(Originally appeared on the Tipsy Techie website in June 0f 2014. I’ve found myself craving this beer on hot summer days after yard work or a good hike. Still recommended.)
I have a confession to make. I’m not a big fan of saisons. I know that admitting to such a thing in some craft beer circles would mark me as a pariah for whom hanging is too good for. Because of my aversion of farmhouse ales, trips to the store during the spring and summer months tend to be disappointing. I find myself reverting back to my stand-bys.
However a few weeks back as I was perusing through one of my favorite shops, I spied the telltale demon head trademark of Stone Brewery peeking up out of the top of a six pack. Eager to try anything new from Stone, I picked up the pack.
“Stone Saison,” it said.
“Doh!” I replied.
But I hesitated putting it back. Being a Stone completist, how could I turn it away? Even though the sting from Crime was still fresh in my mind, I decided to give it a try.

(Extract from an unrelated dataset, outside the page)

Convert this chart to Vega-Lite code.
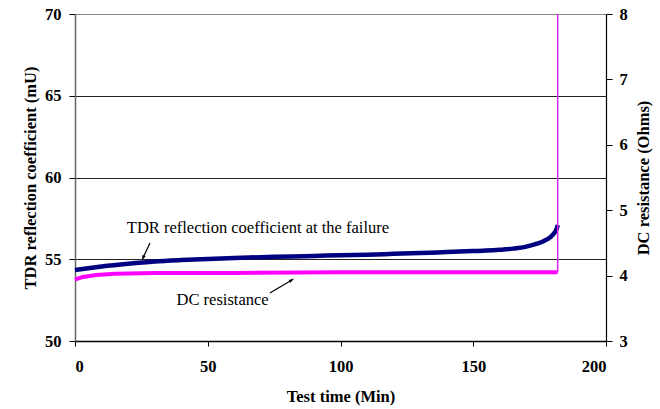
{
  "$schema": "https://vega.github.io/schema/vega-lite/v6.json",
  "width": 531,
  "height": 327,
  "autosize": "none",
  "padding": {"left": 75, "top": 14, "right": 54, "bottom": 68},
  "background": "white",
  "config": {
    "view": {"stroke": null},
    "font": "'Liberation Serif', 'Times New Roman', serif",
    "text": {"font": "'Liberation Serif', 'Times New Roman', serif"},
    "axis": {
      "labelFont": "'Liberation Serif', 'Times New Roman', serif",
      "labelFontWeight": "bold",
      "labelFontSize": 16.5,
      "labelColor": "#000",
      "titleFont": "'Liberation Serif', 'Times New Roman', serif",
      "titleFontWeight": "bold",
      "titleFontSize": 16.5,
      "titleColor": "#000",
      "tickColor": "#000",
      "domainColor": "#000"
    }
  },
  "datasets": {
    "tdr": [
      {"t": 0, "v": 54.34}, {"t": 5, "v": 54.45}, {"t": 10, "v": 54.55},
      {"t": 20, "v": 54.72}, {"t": 30, "v": 54.86}, {"t": 40, "v": 54.95},
      {"t": 50, "v": 55.02}, {"t": 60, "v": 55.08}, {"t": 75, "v": 55.15},
      {"t": 90, "v": 55.2}, {"t": 100, "v": 55.25}, {"t": 110, "v": 55.28},
      {"t": 120, "v": 55.33}, {"t": 130, "v": 55.38}, {"t": 140, "v": 55.44},
      {"t": 150, "v": 55.5}, {"t": 155, "v": 55.53}, {"t": 160, "v": 55.58},
      {"t": 165, "v": 55.65}, {"t": 170, "v": 55.77}, {"t": 174, "v": 55.95},
      {"t": 177, "v": 56.15}, {"t": 179, "v": 56.35}, {"t": 180.5, "v": 56.6},
      {"t": 181.5, "v": 56.9}, {"t": 181.8, "v": 57.1}
    ],
    "dc": [
      {"t": 0, "r": 3.94}, {"t": 3, "r": 3.98}, {"t": 8, "r": 4.01},
      {"t": 15, "r": 4.03}, {"t": 30, "r": 4.04}, {"t": 60, "r": 4.04},
      {"t": 100, "r": 4.05}, {"t": 140, "r": 4.05}, {"t": 181.8, "r": 4.05}
    ],
    "failure": [{"t": 181.8, "r0": 4.05, "r1": 8}],
    "notes": [
      {"t": 68.9, "v": 56.91, "label": "TDR reflection coefficient at the failure"},
      {"t": 55.6, "v": 52.5, "label": "DC resistance"}
    ],
    "arrows": [
      {"t0": 28.25, "v0": 55.99, "t1": 25.6, "v1": 55.08, "ang": 205},
      {"t0": 73.4, "v0": 52.94, "t1": 81.7, "v1": 53.73, "ang": 59}
    ]
  },
  "resolve": {"scale": {"y": "independent"}},
  "layer": [
    {
      "layer": [
        {
          "data": {"name": "tdr"},
          "mark": {"type": "line", "color": "#000080", "strokeWidth": 4.5, "interpolate": "monotone"},
          "encoding": {
            "x": {
              "field": "t", "type": "quantitative",
              "scale": {"domain": [0, 200], "nice": false},
              "axis": {
                "title": "Test time (Min)", "values": [0, 50, 100, 150, 200],
                "grid": false, "tickSize": 5, "labelPadding": 12, "titlePadding": 14,
                "domainWidth": 1.5
              }
            },
            "y": {
              "field": "v", "type": "quantitative",
              "scale": {"domain": [50, 70], "nice": false, "zero": false},
              "axis": {
                "title": "TDR reflection coefficient (mU)", "values": [50, 55, 60, 65, 70],
                "grid": true,
                "gridColor": {"condition": {"test": "datum.value == 70", "value": "#888"}, "value": "#222"},
                "gridWidth": 1.2,
                "domainColor": "#666", "domainWidth": 1.5,
                "tickSize": 6, "labelPadding": 8, "titlePadding": 6
              }
            }
          }
        },
        {
          "data": {"name": "notes"},
          "mark": {"type": "text", "fontSize": 16.5, "font": "'Liberation Serif', 'Times New Roman', serif", "color": "#000", "align": "center", "baseline": "middle"},
          "encoding": {
            "x": {"field": "t", "type": "quantitative"},
            "y": {"field": "v", "type": "quantitative"},
            "text": {"field": "label"}
          }
        },
        {
          "data": {"name": "arrows"},
          "mark": {"type": "rule", "color": "#000", "strokeWidth": 1.2},
          "encoding": {
            "x": {"field": "t0", "type": "quantitative"},
            "y": {"field": "v0", "type": "quantitative"},
            "x2": {"field": "t1"},
            "y2": {"field": "v1"}
          }
        },
        {
          "data": {"name": "arrows"},
          "mark": {"type": "point", "shape": "M0,-1L0.6,1L-0.6,1Z", "filled": true, "color": "#000", "size": 30, "opacity": 1},
          "encoding": {
            "x": {"field": "t1", "type": "quantitative"},
            "y": {"field": "v1", "type": "quantitative"},
            "angle": {"field": "ang", "type": "quantitative", "scale": null}
          }
        }
      ]
    },
    {
      "layer": [
        {
          "data": {"name": "dc"},
          "mark": {"type": "line", "color": "#ff00ff", "strokeWidth": 4},
          "encoding": {
            "x": {"field": "t", "type": "quantitative"},
            "y": {
              "field": "r", "type": "quantitative",
              "scale": {"domain": [3, 8], "nice": false, "zero": false},
              "axis": {
                "orient": "right", "title": "DC resistance (Ohms)",
                "values": [3, 4, 5, 6, 7, 8], "format": "d", "grid": false,
                "tickSize": 6, "labelPadding": 7, "titlePadding": 8,
                "titleAngle": 270, "titleBaseline": "top",
                "domainWidth": 1.2
              }
            }
          }
        },
        {
          "data": {"name": "failure"},
          "mark": {"type": "rule", "color": "#dd22ee", "strokeWidth": 1.5},
          "encoding": {
            "x": {"field": "t", "type": "quantitative"},
            "y": {"field": "r0", "type": "quantitative"},
            "y2": {"field": "r1"}
          }
        }
      ]
    }
  ]
}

I poured the bottle into a tulip glass and watched as the color went from a pale orange down into crisp yellow towards the bottom. As I finished pouring a nice compact head formed at the top. I held the glass up to the light and saw a faint haze within the beer. Also, the carbonation was quite strong.
I then brought the glass up to my nose. It was far more subtle then I expected from a saison. There were no hop aromas, but spice combined with lemon was prominent. Underneath those spicey tones the slight sweetness of the malt could be detected.
Encouraged by the subtley of the smell, I took a drink. “Tart”, is how I would describe my first impression. There was a strong tartness of the spices mixed with citrus. The body was on the lighter side of medium. Next came the sweetness, which wasn’t overpowering and then the bitterness of hops.
As I drank more, it occurred to me that the spice flavor was somewhere between cloves and white pepper with a bit of something floral. Lavender, perhaps?
The aftertaste is where most saison’s lose me. The typical unfiltered moutfeel combined with funky yeasts turns me right off. Stone’s saison, on the other hand, didn’t have any of that. The unfiltered quality of most farmhouse ales had been minimized, there wasn’t any cloying bananna-like yeast notes. The thing which stuck out most in the aftertaste for me was the hops. The bitterness of the hops linger far after the drink is done. As a result, I found the beer to be quite refreshing.
After I polished off the beer, I decided I needed to have another. A saison had never before formed that sort of relationshp with me. As I craked open another tube, I wondered, “Could this saison be the gateway to finding joy during the farmhouse ale season?”